- _TASK STATEMENT_
Would you transcribe the listing that follows, character for character, and omit its images?

_ _ _

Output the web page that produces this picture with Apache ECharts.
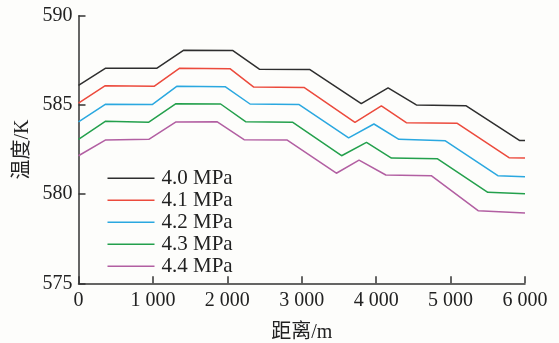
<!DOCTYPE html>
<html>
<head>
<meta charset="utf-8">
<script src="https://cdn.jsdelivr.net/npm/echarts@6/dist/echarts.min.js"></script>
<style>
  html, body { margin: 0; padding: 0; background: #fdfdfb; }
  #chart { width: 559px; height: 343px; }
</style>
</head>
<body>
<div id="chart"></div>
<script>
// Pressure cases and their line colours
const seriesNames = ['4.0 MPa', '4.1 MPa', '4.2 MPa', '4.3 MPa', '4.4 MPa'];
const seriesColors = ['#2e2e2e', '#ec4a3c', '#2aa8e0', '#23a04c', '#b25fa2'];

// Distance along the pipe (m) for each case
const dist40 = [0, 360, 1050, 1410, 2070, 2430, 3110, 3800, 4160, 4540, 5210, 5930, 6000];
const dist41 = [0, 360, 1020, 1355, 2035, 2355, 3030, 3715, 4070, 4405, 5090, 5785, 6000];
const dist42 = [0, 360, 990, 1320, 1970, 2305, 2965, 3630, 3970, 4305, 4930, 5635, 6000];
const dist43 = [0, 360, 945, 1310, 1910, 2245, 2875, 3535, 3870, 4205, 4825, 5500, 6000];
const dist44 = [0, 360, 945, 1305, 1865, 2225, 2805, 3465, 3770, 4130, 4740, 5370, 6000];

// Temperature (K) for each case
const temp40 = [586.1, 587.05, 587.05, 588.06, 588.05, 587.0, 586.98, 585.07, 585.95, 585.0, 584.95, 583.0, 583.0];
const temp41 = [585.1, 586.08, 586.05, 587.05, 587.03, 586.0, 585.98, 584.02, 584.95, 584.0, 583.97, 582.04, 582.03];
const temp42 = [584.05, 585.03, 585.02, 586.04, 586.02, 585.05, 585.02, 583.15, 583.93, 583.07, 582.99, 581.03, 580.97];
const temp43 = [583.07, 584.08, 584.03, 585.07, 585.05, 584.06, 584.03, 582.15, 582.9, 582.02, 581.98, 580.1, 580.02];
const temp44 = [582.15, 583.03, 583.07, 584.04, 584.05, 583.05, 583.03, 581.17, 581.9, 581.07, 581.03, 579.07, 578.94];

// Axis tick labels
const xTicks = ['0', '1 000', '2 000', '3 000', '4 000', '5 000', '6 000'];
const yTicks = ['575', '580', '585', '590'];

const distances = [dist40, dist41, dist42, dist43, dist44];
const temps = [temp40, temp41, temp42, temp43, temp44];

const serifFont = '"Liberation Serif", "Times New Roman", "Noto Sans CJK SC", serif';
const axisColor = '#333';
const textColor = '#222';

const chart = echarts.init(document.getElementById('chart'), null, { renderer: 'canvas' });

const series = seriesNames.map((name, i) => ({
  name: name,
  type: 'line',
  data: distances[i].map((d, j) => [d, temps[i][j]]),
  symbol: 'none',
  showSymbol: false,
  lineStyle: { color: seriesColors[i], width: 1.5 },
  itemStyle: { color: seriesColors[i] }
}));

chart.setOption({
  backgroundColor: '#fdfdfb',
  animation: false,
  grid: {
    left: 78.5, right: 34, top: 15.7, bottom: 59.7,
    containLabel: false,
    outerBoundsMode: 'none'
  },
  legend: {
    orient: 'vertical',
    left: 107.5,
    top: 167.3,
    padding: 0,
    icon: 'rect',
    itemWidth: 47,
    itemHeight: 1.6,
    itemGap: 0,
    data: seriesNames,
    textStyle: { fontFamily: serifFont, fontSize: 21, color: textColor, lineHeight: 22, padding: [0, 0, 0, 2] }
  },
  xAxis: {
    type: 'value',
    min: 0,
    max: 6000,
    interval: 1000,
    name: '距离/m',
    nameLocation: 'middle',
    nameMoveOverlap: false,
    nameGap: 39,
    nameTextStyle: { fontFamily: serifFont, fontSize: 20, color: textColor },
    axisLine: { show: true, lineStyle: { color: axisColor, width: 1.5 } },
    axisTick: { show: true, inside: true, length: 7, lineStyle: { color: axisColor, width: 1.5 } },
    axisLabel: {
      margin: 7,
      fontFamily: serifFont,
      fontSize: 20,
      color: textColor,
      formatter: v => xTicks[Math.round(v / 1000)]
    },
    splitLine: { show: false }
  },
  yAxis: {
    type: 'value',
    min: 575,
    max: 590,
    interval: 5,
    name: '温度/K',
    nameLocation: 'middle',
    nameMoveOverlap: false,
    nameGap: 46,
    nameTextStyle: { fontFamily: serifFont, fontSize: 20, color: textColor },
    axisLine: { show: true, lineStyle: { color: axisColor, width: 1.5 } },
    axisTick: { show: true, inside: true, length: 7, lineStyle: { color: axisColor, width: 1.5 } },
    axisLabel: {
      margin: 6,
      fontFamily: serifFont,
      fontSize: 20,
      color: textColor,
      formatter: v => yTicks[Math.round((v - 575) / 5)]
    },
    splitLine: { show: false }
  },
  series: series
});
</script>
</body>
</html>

_ _ _

- _REPLY_
Output the web page that produces this picture with Apache ECharts.
<!DOCTYPE html>
<html>
<head>
<meta charset="utf-8">
<script src="https://cdn.jsdelivr.net/npm/echarts@6/dist/echarts.min.js"></script>
<style>
  html, body { margin: 0; padding: 0; background: #fdfdfb; }
  #chart { width: 559px; height: 343px; }
</style>
</head>
<body>
<div id="chart"></div>
<script>
// Pressure cases and their line colours
const seriesNames = ['4.0 MPa', '4.1 MPa', '4.2 MPa', '4.3 MPa', '4.4 MPa'];
const seriesColors = ['#2e2e2e', '#ec4a3c', '#2aa8e0', '#23a04c', '#b25fa2'];

// Distance along the pipe (m) for each case
const dist40 = [0, 360, 1050, 1410, 2070, 2430, 3110, 3800, 4160, 4540, 5210, 5930, 6000];
const dist41 = [0, 360, 1020, 1355, 2035, 2355, 3030, 3715, 4070, 4405, 5090, 5785, 6000];
const dist42 = [0, 360, 990, 1320, 1970, 2305, 2965, 3630, 3970, 4305, 4930, 5635, 6000];
const dist43 = [0, 360, 945, 1310, 1910, 2245, 2875, 3535, 3870, 4205, 4825, 5500, 6000];
const dist44 = [0, 360, 945, 1305, 1865, 2225, 2805, 3465, 3770, 4130, 4740, 5370, 6000];

// Temperature (K) for each case
const temp40 = [586.1, 587.05, 587.05, 588.06, 588.05, 587.0, 586.98, 585.07, 585.95, 585.0, 584.95, 583.0, 583.0];
const temp41 = [585.1, 586.08, 586.05, 587.05, 587.03, 586.0, 585.98, 584.02, 584.95, 584.0, 583.97, 582.04, 582.03];
const temp42 = [584.05, 585.03, 585.02, 586.04, 586.02, 585.05, 585.02, 583.15, 583.93, 583.07, 582.99, 581.03, 580.97];
const temp43 = [583.07, 584.08, 584.03, 585.07, 585.05, 584.06, 584.03, 582.15, 582.9, 582.02, 581.98, 580.1, 580.02];
const temp44 = [582.15, 583.03, 583.07, 584.04, 584.05, 583.05, 583.03, 581.17, 581.9, 581.07, 581.03, 579.07, 578.94];

// Axis tick labels
const xTicks = ['0', '1 000', '2 000', '3 000', '4 000', '5 000', '6 000'];
const yTicks = ['575', '580', '585', '590'];

const distances = [dist40, dist41, dist42, dist43, dist44];
const temps = [temp40, temp41, temp42, temp43, temp44];

const serifFont = '"Liberation Serif", "Times New Roman", "Noto Sans CJK SC", serif';
const axisColor = '#333';
const textColor = '#222';

const chart = echarts.init(document.getElementById('chart'), null, { renderer: 'canvas' });

const series = seriesNames.map((name, i) => ({
  name: name,
  type: 'line',
  data: distances[i].map((d, j) => [d, temps[i][j]]),
  symbol: 'none',
  showSymbol: false,
  lineStyle: { color: seriesColors[i], width: 1.5 },
  itemStyle: { color: seriesColors[i] }
}));

chart.setOption({
  backgroundColor: '#fdfdfb',
  animation: false,
  grid: {
    left: 78.5, right: 34, top: 15.7, bottom: 59.7,
    containLabel: false,
    outerBoundsMode: 'none'
  },
  legend: {
    orient: 'vertical',
    left: 107.5,
    top: 167.3,
    padding: 0,
    icon: 'rect',
    itemWidth: 47,
    itemHeight: 1.6,
    itemGap: 0,
    data: seriesNames,
    textStyle: { fontFamily: serifFont, fontSize: 21, color: textColor, lineHeight: 22, padding: [0, 0, 0, 2] }
  },
  xAxis: {
    type: 'value',
    min: 0,
    max: 6000,
    interval: 1000,
    name: '距离/m',
    nameLocation: 'middle',
    nameMoveOverlap: false,
    nameGap: 39,
    nameTextStyle: { fontFamily: serifFont, fontSize: 20, color: textColor },
    axisLine: { show: true, lineStyle: { color: axisColor, width: 1.5 } },
    axisTick: { show: true, inside: true, length: 7, lineStyle: { color: axisColor, width: 1.5 } },
    axisLabel: {
      margin: 7,
      fontFamily: serifFont,
      fontSize: 20,
      color: textColor,
      formatter: v => xTicks[Math.round(v / 1000)]
    },
    splitLine: { show: false }
  },
  yAxis: {
    type: 'value',
    min: 575,
    max: 590,
    interval: 5,
    name: '温度/K',
    nameLocation: 'middle',
    nameMoveOverlap: false,
    nameGap: 46,
    nameTextStyle: { fontFamily: serifFont, fontSize: 20, color: textColor },
    axisLine: { show: true, lineStyle: { color: axisColor, width: 1.5 } },
    axisTick: { show: true, inside: true, length: 7, lineStyle: { color: axisColor, width: 1.5 } },
    axisLabel: {
      margin: 6,
      fontFamily: serifFont,
      fontSize: 20,
      color: textColor,
      formatter: v => yTicks[Math.round((v - 575) / 5)]
    },
    splitLine: { show: false }
  },
  series: series
});
</script>
</body>
</html>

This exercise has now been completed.